Die belangte Behörde hat in ihrem Straferkenntnis bezüglich der Strafbemessung dem § 19 VStG entsprechend auf das Ausmaß der Gefährdung des im FrPG geschützten Rechtsgutes der Aufrechterhaltung der öffentlichen Ordnung, Ruhe und Sicherheit sowie auf das Ausmaß des Verschuldens Bedacht genommen und die - vom Beschwerdeführer unbestrittenen - Vermögensverhältnisse berücksichtigt; Erschwerungs- oder Milderungsgründe sind im Verfahren nicht hervorgekommen.

Der unabhängige Verwaltungssenat des Landes Oberösterreich sieht sich vor diesem Hintergrund daher auch nicht dazu veranlaßt, das angefochtene Straferkenntnis hinsichtlich der Höhe der Geldstrafe zu beanstanden. Hinsichtlich des Umstandes, daß nach § 14b Abs.1 Z.4 zweite Alternative FrPG i.V.m. § 16 Abs.2 VStG bei einer Höhe der Geldstrafe von 3.000 S in entsprechender Relation dazu eine Ersatzfreiheitsstrafe von vier - und nicht wie im angefochtenen Straferkenntnis von drei - Tagen zu verlängern gewesen wäre, ist dem unabhängigen Verwaltungssenat hingegen aufgrund des in § 51 Abs.6 VStG grundgelegten Verbotes der reformatio in peius eine entsprechende Korrektur verwehrt.

4.5. Aus allen diesen Gründen war daher die vorliegende Beschwerde abzuweisen.

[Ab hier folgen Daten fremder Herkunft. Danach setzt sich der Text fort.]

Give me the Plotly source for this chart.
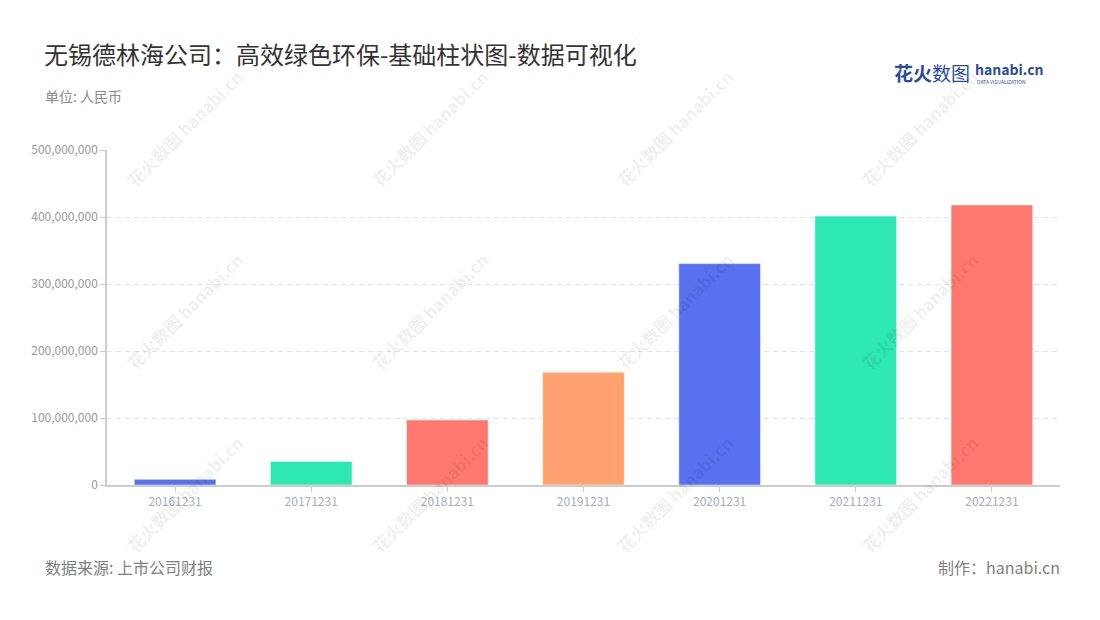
import plotly.graph_objects as go

categories = ["20161231", "20171231", "20181231", "20191231", "20201231", "20211231", "20221231"]
values = [8400000, 35200000, 97200000, 168400000, 330500000, 401500000, 418000000]
bar_colors = ["#5871EE", "#2EE8B3", "#FF7870", "#FFA26F", "#5871EE", "#2EE8B3", "#FF7870"]
y_ticks = [0, 100000000, 200000000, 300000000, 400000000, 500000000]
y_tick_labels = ["0", "100,000,000", "200,000,000", "300,000,000", "400,000,000", "500,000,000"]

title_text = "无锡德林海公司：高效绿色环保-基础柱状图-数据可视化"
unit_text = "单位: 人民币"
source_text = "数据来源: 上市公司财报"
maker_text = "制作：hanabi.cn"

# page offset of the figure (default body margin)
OX, OY = 8, 8
W, H = 1100 - OX, 620 - OY
PL, PR, PT, PB = 107, 1060, 150, 485  # plot area in page pixels
ML, MR, MT, MB = PL - OX, W - (PR - OX), PT - OY, H - (PB - OY)
PW, PH = PR - PL, PB - PT
FONT = "Noto Sans CJK SC, Noto Sans, sans-serif"


def px(x, y):
    return (x - PL) / PW, (PB - y) / PH


fig = go.Figure()
fig.add_trace(go.Bar(
    x=categories, y=values,
    marker=dict(color=bar_colors, line=dict(color="rgba(255,255,255,0.5)", width=1)),
    hoverinfo="x+y",
))

annotations = []


def txt(text, x, y, size, color, xanchor="left", yanchor="middle", angle=0, family=FONT):
    ax, ay = px(x, y)
    annotations.append(dict(
        text=text, x=ax, y=ay, xref="paper", yref="paper", showarrow=False,
        xanchor=xanchor, yanchor=yanchor, textangle=angle,
        font=dict(family=family, size=size, color=color),
    ))


# watermarks
for cx in [184, 429, 674, 919]:
    for cy in [128, 311, 494]:
        txt("<b>花火数图</b> <b>hanabi.cn</b>", cx, cy, 17, "rgba(0,0,0,0.075)",
            xanchor="center", angle=-45)

txt(title_text, 42, 53, 24, "#333333")
txt(unit_text, 43, 96, 14, "#8a8a8a")
txt(source_text, 43, 567, 16, "#808080")
txt(maker_text, 1062, 567, 16, "#808080", xanchor="right")

# logo
txt("<b>花火</b>数图", 892, 72, 19, "#2A4B9E")
txt("<b>hanabi.cn</b>", 973, 69, 14, "#2A4B9E")
txt("DATA VISUALIZATION", 975, 81, 5, "#2A4B9E")

fig.update_layout(
    width=W, height=H,
    margin=dict(l=ML, r=MR, t=MT, b=MB, pad=0),
    paper_bgcolor="white", plot_bgcolor="white",
    showlegend=False,
    bargap=0.4,
    font=dict(family=FONT),
    annotations=annotations,
    xaxis=dict(
        type="category", showgrid=False, showline=True, linecolor="#cccccc", linewidth=1.5,
        ticks="outside", ticklen=5, tickcolor="#cccccc", tickwidth=1,
        tickfont=dict(family=FONT, size=12, color="#a6abbd"),
        fixedrange=True,
    ),
    yaxis=dict(
        range=[0, 500000000], tickvals=y_ticks, ticktext=y_tick_labels,
        showgrid=True, gridcolor="#e3e3e3", griddash="5px,4px", gridwidth=1,
        showline=True, linecolor="#cccccc", linewidth=1.5,
        ticks="outside", ticklen=5, tickcolor="#cccccc",
        tickfont=dict(family=FONT, size=12, color="#9a9a9a"),
        zeroline=False, fixedrange=True,
    ),
)

fig.write_html("out.html")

5. Bei diesem Verfahrensergebnis war dem Beschwerdeführer gemäß § 64 Abs.1 und 2 VStG ein Kostenbeitrag für das Strafverfahren in erster Instanz in Höhe von 10% der verhängten Strafe, d.s. 300 S, und für das Strafverfahren vor dem unabhängigen Verwaltungssenat in Höhe von 20% der verhängten Strafe, d.s. 600 S, sohin insgesamt in Höhe von 900 S aufzuerlegen.

Rechtsmittelbelehrung:

Gegen diesen Bescheid ist kein ordentliches Rechtsmittel zulässig.

H i n w e i s :

Gegen diesen Bescheid kann von den Parteien des Verfahrens (§ 51d VStG) innerhalb von sechs Wochen ab Zustellung eine Beschwerde an den Verwaltungsgerichtshof oder an den Verfassungsgerichtshof erhoben werden; diese muß jeweils von einem Rechtsanwalt unterschrieben sein.